Flash the application (application.bin) at the application start address (0x0800C000)

Once flashing is complete, reset the board. If the application header values are correct:

Magic number is valid
Application size is within range
CRC matches the calculated value

The bootloader prints a success message on UART and jumps to the application. The application then starts executing normally.

Output

The image below shows the UART log where the bootloader successfully validates the application and jumps to it.

Image shows the UART log where the bootloader successfully validates the application and jumps to it.

You can clearly see the bootloader messages followed by application output.

Simulating CRC Failure and Observing Bootloader Response

To test failure handling, intentionally create a CRC mismatch. To do this, we will modify the CRC value stored in the app_header.

Image shows the CRC value in the app_header has been modified.

Build and flash the application project again. Now reset the board.

Since the calculated CRC no longer matches the stored CRC:

The bootloader detects a CRC error
The application jump is blocked
An error message is printed on UART

The bootloader stays active and indicates the error, usually by LED blinking or debug logs.

Output

The image below shows the UART output where the bootloader detects a CRC error and refuses to jump to the application.

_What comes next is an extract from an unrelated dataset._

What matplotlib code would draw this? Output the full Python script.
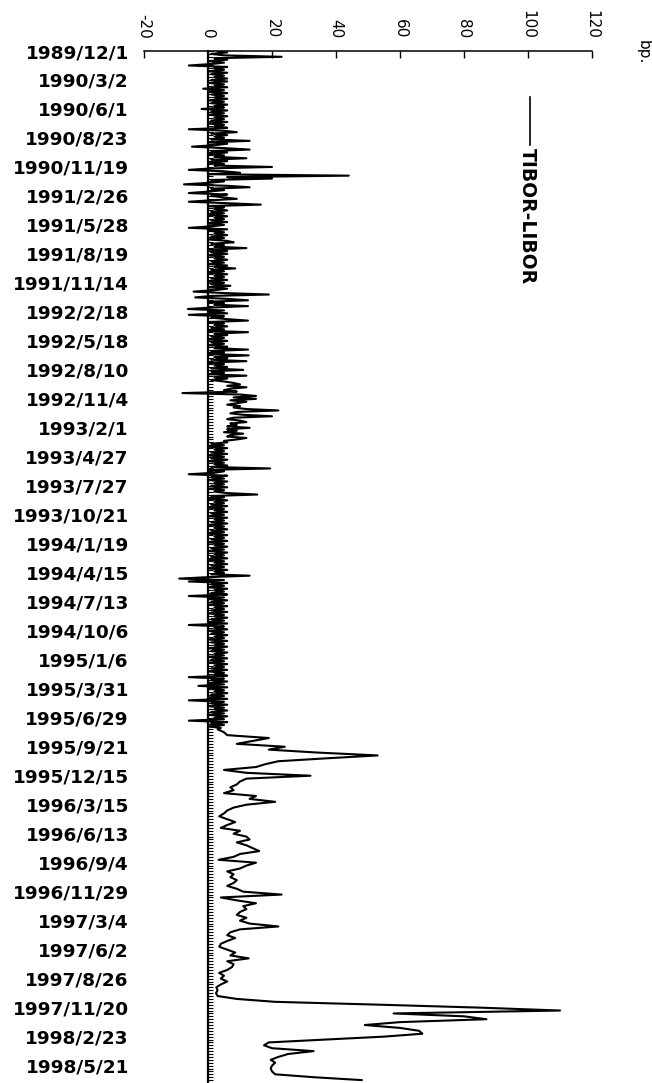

This confirms that CRC based application validation is working as expected.

Video Tutorial

STM32 Custom Bootloader – Application Size and CRC Validation (Video Tutorial)

Prefer video learning? Watch this tutorial where we implement strict application validation in a custom STM32 bootloader. This video explains how the application stores its size and CRC inside a dedicated header section and how the bootloader validates these values before jumping to the application. You will also learn how to generate a CRC-ready application binary using post-build steps and why excluding the application header from CRC calculation is critical for reliable validation.

Watch the STM32 Bootloader Validation Video

Conclusion

In this tutorial, we successfully implemented strict application validation in a custom STM32 bootloader. The bootloader now verifies the application size and CRC32 integrity before jumping to the application. These checks ensure that only complete and uncorrupted firmware is executed, improving the reliability and safety of the system.

We also covered the post-build process to generate a CRC-ready application binary, the Python script to calculate CRC and size, and how to update the application header. Finally, we tested the system on actual hardware, showing both successful jumps and error handling when the CRC check fails. This gives a complete, end-to-end understanding of how the bootloader enforces application integrity.

In the next part of this series, we will implement the OTA flag in the bootloader. The bootloader will check this flag during startup and decide whether to flash a new OTA image or jump to the application. This will be an essential step toward over-the-air firmware updates and advanced bootloader functionality for production-ready STM32 projects.